• WHAT TO PRODUCE: Below is a listing; reproduce each line of it exactly.

• DATA EXCERPT:

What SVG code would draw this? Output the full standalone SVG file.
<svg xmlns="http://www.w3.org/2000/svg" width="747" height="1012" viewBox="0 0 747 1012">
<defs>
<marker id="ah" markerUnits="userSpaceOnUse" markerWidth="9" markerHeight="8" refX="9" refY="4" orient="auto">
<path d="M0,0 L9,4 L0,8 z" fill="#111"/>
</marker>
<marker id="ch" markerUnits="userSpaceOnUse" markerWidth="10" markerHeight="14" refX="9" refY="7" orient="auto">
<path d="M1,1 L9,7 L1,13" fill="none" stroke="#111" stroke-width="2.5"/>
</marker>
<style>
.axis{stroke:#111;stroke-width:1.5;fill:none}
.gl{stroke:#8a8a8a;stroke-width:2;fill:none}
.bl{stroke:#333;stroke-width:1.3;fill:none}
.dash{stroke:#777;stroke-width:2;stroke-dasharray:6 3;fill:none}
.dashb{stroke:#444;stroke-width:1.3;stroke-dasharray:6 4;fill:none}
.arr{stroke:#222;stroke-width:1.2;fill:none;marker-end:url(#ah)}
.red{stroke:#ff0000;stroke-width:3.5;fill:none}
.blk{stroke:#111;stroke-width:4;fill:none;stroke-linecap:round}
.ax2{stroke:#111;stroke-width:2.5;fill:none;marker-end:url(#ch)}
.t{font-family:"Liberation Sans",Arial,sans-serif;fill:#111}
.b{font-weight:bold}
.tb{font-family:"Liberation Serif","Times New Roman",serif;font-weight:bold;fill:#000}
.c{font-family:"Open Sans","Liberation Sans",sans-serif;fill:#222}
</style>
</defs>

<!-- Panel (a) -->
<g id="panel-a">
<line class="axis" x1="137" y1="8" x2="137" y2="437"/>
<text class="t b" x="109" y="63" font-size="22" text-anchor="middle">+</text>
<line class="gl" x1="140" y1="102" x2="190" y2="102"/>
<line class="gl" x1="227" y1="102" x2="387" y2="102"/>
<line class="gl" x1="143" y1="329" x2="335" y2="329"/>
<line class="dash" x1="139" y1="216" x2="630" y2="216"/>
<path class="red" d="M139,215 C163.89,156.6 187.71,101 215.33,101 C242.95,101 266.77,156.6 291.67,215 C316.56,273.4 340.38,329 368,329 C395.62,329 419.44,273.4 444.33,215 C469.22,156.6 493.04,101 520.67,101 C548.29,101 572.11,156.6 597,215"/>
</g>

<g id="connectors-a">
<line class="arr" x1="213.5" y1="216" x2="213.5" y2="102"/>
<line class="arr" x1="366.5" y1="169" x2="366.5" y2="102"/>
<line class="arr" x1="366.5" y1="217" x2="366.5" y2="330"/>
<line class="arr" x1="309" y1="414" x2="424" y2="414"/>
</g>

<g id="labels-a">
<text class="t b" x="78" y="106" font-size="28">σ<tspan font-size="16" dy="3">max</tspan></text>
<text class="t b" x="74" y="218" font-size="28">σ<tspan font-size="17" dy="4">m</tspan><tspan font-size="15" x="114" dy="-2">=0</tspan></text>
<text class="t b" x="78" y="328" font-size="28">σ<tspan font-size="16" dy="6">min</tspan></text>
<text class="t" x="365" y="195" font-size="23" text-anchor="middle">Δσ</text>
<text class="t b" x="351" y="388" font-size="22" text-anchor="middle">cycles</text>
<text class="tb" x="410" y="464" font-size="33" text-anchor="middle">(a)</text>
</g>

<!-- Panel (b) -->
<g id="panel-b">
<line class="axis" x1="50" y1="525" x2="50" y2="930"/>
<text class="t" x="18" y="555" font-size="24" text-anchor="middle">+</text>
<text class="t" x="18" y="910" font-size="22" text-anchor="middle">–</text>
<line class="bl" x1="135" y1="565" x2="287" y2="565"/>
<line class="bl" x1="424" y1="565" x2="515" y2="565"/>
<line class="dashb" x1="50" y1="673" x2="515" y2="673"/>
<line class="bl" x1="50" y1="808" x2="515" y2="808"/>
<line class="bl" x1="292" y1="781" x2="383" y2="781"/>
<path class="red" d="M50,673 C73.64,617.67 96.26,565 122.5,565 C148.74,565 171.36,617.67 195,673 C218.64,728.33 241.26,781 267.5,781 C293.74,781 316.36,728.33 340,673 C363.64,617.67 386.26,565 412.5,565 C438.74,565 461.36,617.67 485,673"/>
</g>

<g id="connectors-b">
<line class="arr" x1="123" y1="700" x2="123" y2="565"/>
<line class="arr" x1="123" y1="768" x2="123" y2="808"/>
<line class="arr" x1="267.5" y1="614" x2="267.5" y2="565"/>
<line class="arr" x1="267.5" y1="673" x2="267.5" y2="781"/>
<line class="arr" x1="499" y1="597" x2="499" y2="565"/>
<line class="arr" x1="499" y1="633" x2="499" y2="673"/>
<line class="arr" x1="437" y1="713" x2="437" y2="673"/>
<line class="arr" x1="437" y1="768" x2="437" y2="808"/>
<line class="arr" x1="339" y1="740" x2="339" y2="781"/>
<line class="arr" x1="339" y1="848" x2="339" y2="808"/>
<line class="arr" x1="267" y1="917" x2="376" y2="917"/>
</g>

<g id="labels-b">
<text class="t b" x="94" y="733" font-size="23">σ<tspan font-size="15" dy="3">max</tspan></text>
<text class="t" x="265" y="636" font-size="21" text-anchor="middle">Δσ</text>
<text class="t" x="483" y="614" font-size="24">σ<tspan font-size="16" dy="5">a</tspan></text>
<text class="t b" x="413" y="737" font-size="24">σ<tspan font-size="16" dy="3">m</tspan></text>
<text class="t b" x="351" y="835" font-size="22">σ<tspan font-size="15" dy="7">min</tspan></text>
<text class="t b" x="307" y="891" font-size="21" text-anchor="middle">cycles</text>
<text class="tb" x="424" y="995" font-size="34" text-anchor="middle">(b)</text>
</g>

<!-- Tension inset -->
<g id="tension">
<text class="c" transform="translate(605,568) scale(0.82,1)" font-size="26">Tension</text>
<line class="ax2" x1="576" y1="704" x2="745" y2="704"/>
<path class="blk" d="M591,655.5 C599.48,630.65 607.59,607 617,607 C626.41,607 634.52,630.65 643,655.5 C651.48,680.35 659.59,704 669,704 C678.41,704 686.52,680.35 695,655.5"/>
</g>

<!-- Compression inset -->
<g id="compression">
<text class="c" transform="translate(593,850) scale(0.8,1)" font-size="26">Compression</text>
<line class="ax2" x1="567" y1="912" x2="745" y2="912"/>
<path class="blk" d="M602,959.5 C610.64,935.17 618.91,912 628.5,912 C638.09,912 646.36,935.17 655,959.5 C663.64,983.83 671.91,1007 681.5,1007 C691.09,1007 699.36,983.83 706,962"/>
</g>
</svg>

• TASK ANSWER:
What SVG code would draw this? Output the full standalone SVG file.
<svg xmlns="http://www.w3.org/2000/svg" width="747" height="1012" viewBox="0 0 747 1012">
<defs>
<marker id="ah" markerUnits="userSpaceOnUse" markerWidth="9" markerHeight="8" refX="9" refY="4" orient="auto">
<path d="M0,0 L9,4 L0,8 z" fill="#111"/>
</marker>
<marker id="ch" markerUnits="userSpaceOnUse" markerWidth="10" markerHeight="14" refX="9" refY="7" orient="auto">
<path d="M1,1 L9,7 L1,13" fill="none" stroke="#111" stroke-width="2.5"/>
</marker>
<style>
.axis{stroke:#111;stroke-width:1.5;fill:none}
.gl{stroke:#8a8a8a;stroke-width:2;fill:none}
.bl{stroke:#333;stroke-width:1.3;fill:none}
.dash{stroke:#777;stroke-width:2;stroke-dasharray:6 3;fill:none}
.dashb{stroke:#444;stroke-width:1.3;stroke-dasharray:6 4;fill:none}
.arr{stroke:#222;stroke-width:1.2;fill:none;marker-end:url(#ah)}
.red{stroke:#ff0000;stroke-width:3.5;fill:none}
.blk{stroke:#111;stroke-width:4;fill:none;stroke-linecap:round}
.ax2{stroke:#111;stroke-width:2.5;fill:none;marker-end:url(#ch)}
.t{font-family:"Liberation Sans",Arial,sans-serif;fill:#111}
.b{font-weight:bold}
.tb{font-family:"Liberation Serif","Times New Roman",serif;font-weight:bold;fill:#000}
.c{font-family:"Open Sans","Liberation Sans",sans-serif;fill:#222}
</style>
</defs>

<!-- Panel (a) -->
<g id="panel-a">
<line class="axis" x1="137" y1="8" x2="137" y2="437"/>
<text class="t b" x="109" y="63" font-size="22" text-anchor="middle">+</text>
<line class="gl" x1="140" y1="102" x2="190" y2="102"/>
<line class="gl" x1="227" y1="102" x2="387" y2="102"/>
<line class="gl" x1="143" y1="329" x2="335" y2="329"/>
<line class="dash" x1="139" y1="216" x2="630" y2="216"/>
<path class="red" d="M139,215 C163.89,156.6 187.71,101 215.33,101 C242.95,101 266.77,156.6 291.67,215 C316.56,273.4 340.38,329 368,329 C395.62,329 419.44,273.4 444.33,215 C469.22,156.6 493.04,101 520.67,101 C548.29,101 572.11,156.6 597,215"/>
</g>

<g id="connectors-a">
<line class="arr" x1="213.5" y1="216" x2="213.5" y2="102"/>
<line class="arr" x1="366.5" y1="169" x2="366.5" y2="102"/>
<line class="arr" x1="366.5" y1="217" x2="366.5" y2="330"/>
<line class="arr" x1="309" y1="414" x2="424" y2="414"/>
</g>

<g id="labels-a">
<text class="t b" x="78" y="106" font-size="28">σ<tspan font-size="16" dy="3">max</tspan></text>
<text class="t b" x="74" y="218" font-size="28">σ<tspan font-size="17" dy="4">m</tspan><tspan font-size="15" x="114" dy="-2">=0</tspan></text>
<text class="t b" x="78" y="328" font-size="28">σ<tspan font-size="16" dy="6">min</tspan></text>
<text class="t" x="365" y="195" font-size="23" text-anchor="middle">Δσ</text>
<text class="t b" x="351" y="388" font-size="22" text-anchor="middle">cycles</text>
<text class="tb" x="410" y="464" font-size="33" text-anchor="middle">(a)</text>
</g>

<!-- Panel (b) -->
<g id="panel-b">
<line class="axis" x1="50" y1="525" x2="50" y2="930"/>
<text class="t" x="18" y="555" font-size="24" text-anchor="middle">+</text>
<text class="t" x="18" y="910" font-size="22" text-anchor="middle">–</text>
<line class="bl" x1="135" y1="565" x2="287" y2="565"/>
<line class="bl" x1="424" y1="565" x2="515" y2="565"/>
<line class="dashb" x1="50" y1="673" x2="515" y2="673"/>
<line class="bl" x1="50" y1="808" x2="515" y2="808"/>
<line class="bl" x1="292" y1="781" x2="383" y2="781"/>
<path class="red" d="M50,673 C73.64,617.67 96.26,565 122.5,565 C148.74,565 171.36,617.67 195,673 C218.64,728.33 241.26,781 267.5,781 C293.74,781 316.36,728.33 340,673 C363.64,617.67 386.26,565 412.5,565 C438.74,565 461.36,617.67 485,673"/>
</g>

<g id="connectors-b">
<line class="arr" x1="123" y1="700" x2="123" y2="565"/>
<line class="arr" x1="123" y1="768" x2="123" y2="808"/>
<line class="arr" x1="267.5" y1="614" x2="267.5" y2="565"/>
<line class="arr" x1="267.5" y1="673" x2="267.5" y2="781"/>
<line class="arr" x1="499" y1="597" x2="499" y2="565"/>
<line class="arr" x1="499" y1="633" x2="499" y2="673"/>
<line class="arr" x1="437" y1="713" x2="437" y2="673"/>
<line class="arr" x1="437" y1="768" x2="437" y2="808"/>
<line class="arr" x1="339" y1="740" x2="339" y2="781"/>
<line class="arr" x1="339" y1="848" x2="339" y2="808"/>
<line class="arr" x1="267" y1="917" x2="376" y2="917"/>
</g>

<g id="labels-b">
<text class="t b" x="94" y="733" font-size="23">σ<tspan font-size="15" dy="3">max</tspan></text>
<text class="t" x="265" y="636" font-size="21" text-anchor="middle">Δσ</text>
<text class="t" x="483" y="614" font-size="24">σ<tspan font-size="16" dy="5">a</tspan></text>
<text class="t b" x="413" y="737" font-size="24">σ<tspan font-size="16" dy="3">m</tspan></text>
<text class="t b" x="351" y="835" font-size="22">σ<tspan font-size="15" dy="7">min</tspan></text>
<text class="t b" x="307" y="891" font-size="21" text-anchor="middle">cycles</text>
<text class="tb" x="424" y="995" font-size="34" text-anchor="middle">(b)</text>
</g>

<!-- Tension inset -->
<g id="tension">
<text class="c" transform="translate(605,568) scale(0.82,1)" font-size="26">Tension</text>
<line class="ax2" x1="576" y1="704" x2="745" y2="704"/>
<path class="blk" d="M591,655.5 C599.48,630.65 607.59,607 617,607 C626.41,607 634.52,630.65 643,655.5 C651.48,680.35 659.59,704 669,704 C678.41,704 686.52,680.35 695,655.5"/>
</g>

<!-- Compression inset -->
<g id="compression">
<text class="c" transform="translate(593,850) scale(0.8,1)" font-size="26">Compression</text>
<line class="ax2" x1="567" y1="912" x2="745" y2="912"/>
<path class="blk" d="M602,959.5 C610.64,935.17 618.91,912 628.5,912 C638.09,912 646.36,935.17 655,959.5 C663.64,983.83 671.91,1007 681.5,1007 C691.09,1007 699.36,983.83 706,962"/>
</g>
</svg>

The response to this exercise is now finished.